6."Germany is in Kurdistan": Hito Steyerl's Images of Implication
This chapter addresses project undertaken by the internationally prominent German artist and theorist Hito Steyerl. In the video November, and in subsequent videos, performances, and essays, Steyerl explores the life and death of her childhood friend Andrea Wolf, a radical activist who joined the PKK (Kurdish militants), and was killed in battle by the Turkish state. In Steyerl's hands, Wolf's life becomes an opportunity to reflect on questions of internationalism and political solidarity. While Wolf's comrades have celebrated her as a martyr and internationalist hero and the dominant media have typically labeled Wolf a terrorist, Steyerl comes to a more complex and ambivalent verdict about her friend and her commitments.

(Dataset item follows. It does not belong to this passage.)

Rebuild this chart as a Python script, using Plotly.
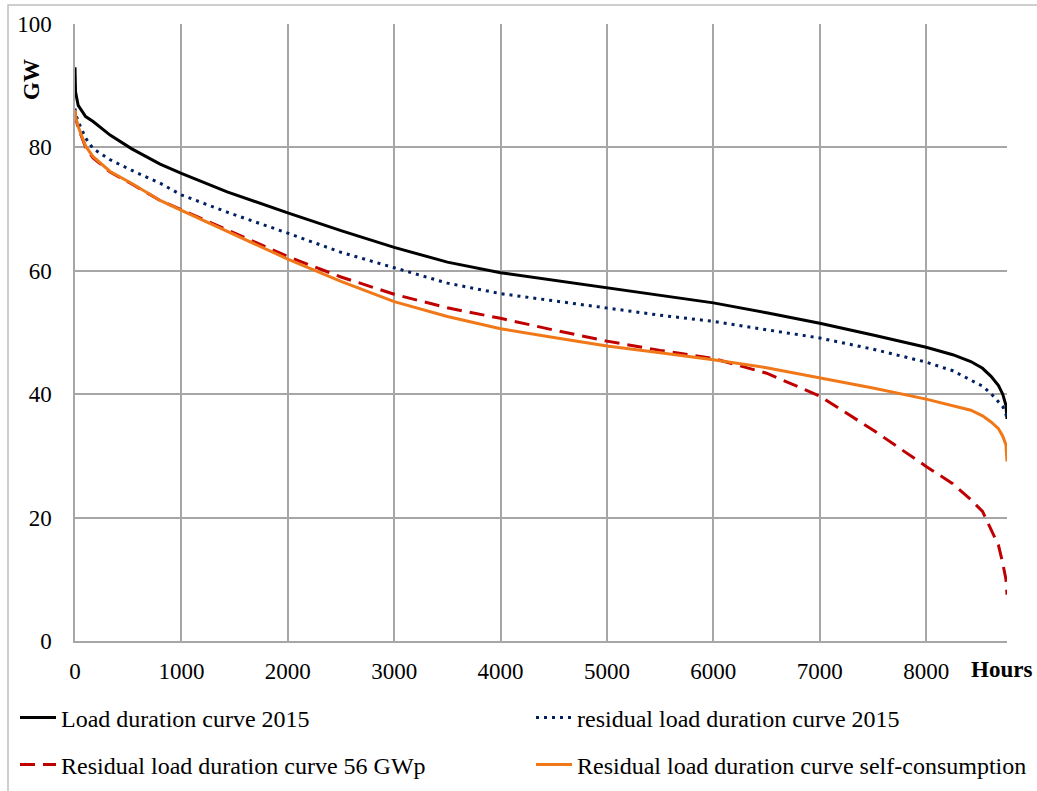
import plotly.graph_objects as go

# Hour of the year (sorted duration) shared by all curves
hours = [0, 5, 30, 100, 170, 330, 530, 800, 1000, 1430, 2000, 2500, 3000, 3500,
         4000, 4500, 5000, 5500, 6000, 6500, 7000, 7500, 8000, 8250, 8420, 8530,
         8610, 8680, 8720, 8750, 8760]

load_2015 = [93.0, 89.0, 86.8, 85.0, 84.2, 82.0, 79.8, 77.3, 75.8, 72.8, 69.4, 66.5,
             63.8, 61.4, 59.7, 58.5, 57.3, 56.1, 54.8, 53.2, 51.5, 49.6, 47.6, 46.4,
             45.3, 44.2, 42.9, 41.4, 40.0, 38.2, 36.0]

residual_2015 = [86.3, 85.5, 84.2, 81.5, 79.8, 78.0, 76.3, 74.2, 72.3, 69.5, 66.1, 63.0,
                 60.5, 58.0, 56.3, 55.1, 53.9, 52.8, 51.8, 50.5, 49.1, 47.3, 45.2, 43.8,
                 42.3, 41.3, 40.1, 38.8, 38.0, 36.8, 35.8]

residual_56gwp = [85.8, 84.8, 83.2, 80.0, 78.3, 76.0, 74.1, 71.4, 69.9, 66.6, 62.3, 59.0,
                  56.2, 54.0, 52.3, 50.4, 48.6, 47.1, 45.8, 43.4, 39.7, 34.2, 28.3, 25.5,
                  22.9, 21.0, 18.0, 15.5, 12.6, 10.0, 7.5]

residual_selfcons = [86.1, 85.0, 83.4, 80.2, 78.5, 76.1, 74.2, 71.4, 69.8, 66.4, 61.9, 58.3,
                     55.0, 52.6, 50.6, 49.2, 47.8, 46.7, 45.6, 44.3, 42.7, 41.0, 39.2, 38.2,
                     37.4, 36.5, 35.5, 34.4, 33.2, 31.8, 29.1]

x_ticks = [0, 1000, 2000, 3000, 4000, 5000, 6000, 7000, 8000]
y_ticks = [0, 20, 40, 60, 80, 100]

FONT = "Liberation Serif"
W, H = 1037, 791
L, R, T, B = 75, 30, 24, 150
PW, PH = W - L - R, H - T - B


def px_x(p):
    return (p - L) / PW


def px_y(p):
    return (H - B - p) / PH


series = [
    ("Load duration curve 2015", load_2015,
     dict(color="#000000", width=3), "legend", (15, 718)),
    ("residual load duration curve 2015", residual_2015,
     dict(color="#002060", width=3, dash="3px,5px"), "legend2", (531, 718)),
    ("Residual load duration curve 56 GWp", residual_56gwp,
     dict(color="#C00000", width=3, dash="15px,8px"), "legend3", (15, 765)),
    ("Residual load duration curve self-consumption", residual_selfcons,
     dict(color="#F07818", width=3), "legend4", (531, 765)),
]

fig = go.Figure()
legends = {}
for name, values, line, leg, (lx, ly) in series:
    fig.add_trace(go.Scatter(x=hours, y=values, mode="lines", name=name,
                             line=line, legend=leg))
    legends[leg] = dict(x=px_x(lx), y=px_y(ly), xanchor="left", yanchor="middle",
                        orientation="h", bgcolor="rgba(0,0,0,0)", itemwidth=36,
                        font=dict(family=FONT, size=24, color="#000000"))

grid = "#A6A6A6"
axis_font = dict(family=FONT, size=23, color="#000000")

fig.update_layout(
    width=W, height=H,
    margin=dict(l=L, r=R, t=T, b=B, autoexpand=False),
    paper_bgcolor="white", plot_bgcolor="white",
    font=dict(family=FONT, size=23, color="#000000"),
    showlegend=True,
    **legends,
    xaxis=dict(range=[0, 8760], tickvals=x_ticks, showgrid=True, gridcolor=grid,
               gridwidth=1.5, showline=True, linecolor=grid, linewidth=1.5,
               zeroline=False, ticks="", ticklabelstandoff=9, tickfont=axis_font),
    yaxis=dict(range=[0, 100], tickvals=y_ticks, showgrid=True, gridcolor=grid,
               gridwidth=1.5, showline=True, linecolor=grid, linewidth=1.5,
               zeroline=False, ticks="", ticklabelstandoff=17, tickfont=axis_font),
    annotations=[
        dict(text="<b>GW</b>", xref="paper", yref="paper", x=px_x(31), y=px_y(80),
             xanchor="center", yanchor="middle",
             showarrow=False, textangle=-90, font=axis_font),
        dict(text="<b>Hours</b>", xref="paper", yref="paper", x=px_x(1001), y=px_y(669),
             xanchor="center", yanchor="middle",
             showarrow=False, font=axis_font),
    ],
    shapes=[
        dict(type="rect", xref="paper", yref="paper", x0=px_x(8), x1=px_x(1060),
             y0=px_y(820), y1=px_y(5), line=dict(color="#BFBFBF", width=1.5),
             fillcolor="rgba(0,0,0,0)", layer="below"),
    ],
)

fig.write_html("out.html")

In refusing binary simplifications and highlighting how the complexities of Wolf's story intersect with her own story, Steyerl's project helps us interrogate the implicated subject as a figure of historical responsibility and internationalist solidarity in a time of globalization.
7.Conclusion: Transfiguring Implication
The conclusion considers what it means to call the implicated subject a "figure" and addresses the widespread, but uneven nature of implication along with the possibilities for transfiguring it in the direction of long-distance solidarity. Reflecting back on the preceding chapters, it offers eleven theses that synthesize the argument of the book.